Victory for judicial review cases
2nd Apr 2015
Lawyers who challenge the decisions of the government and public bodies will now be paid whether or not their judicial review cases reach the permission stage, after it was confirmed by the Ministry of Justice (MoJ) that it was not going to appeal the ruling of the High Court that the Lord Chancellor Chris Grayling’s plans to limit judicial review applications were unlawful.
In April 2014, regulations were created which made payment dependent on whether the claim reached the permission stage or not; these regulations were ordered to be quashed last week following the successful challenge by four law firms – Ben Hoare Bell, Deighton Pierce Glynn, Mackintosh Law, and the Public Law Project, working together with housing charity Shelter – of the lawfulness of Chris Grayling’s reforms.

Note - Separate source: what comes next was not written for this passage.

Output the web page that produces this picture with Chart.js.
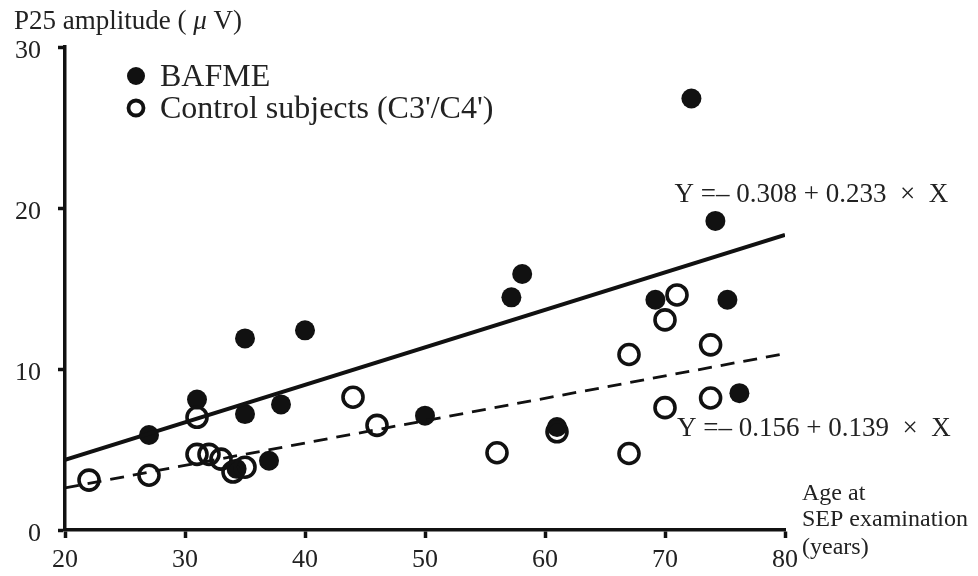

The regulations caused the number of judicial review applications to drop by 30%, a statistic which the court said caused “concern”.
The High Court’s decision means that the work done on judicial review permission applications will be paid in accordance to the scheme before the regulations of 2014 were put into place, and will not depend on whether or not the claimant gets to the permission stage, or subject to the discretion of the Legal Aid Agency (LAA) to pay where the permission stage is not reached.
Simon Garlick, a consultant at Ben Hoare Bell, stated that the regulations would have had a “chilling effect” and made lawyers “less available” to bring cases forward. He went on to emphasize the importance of the ruling in not allowing this to be the case, as the amount of money that would have been saved by the regulations would have been “miniscule.”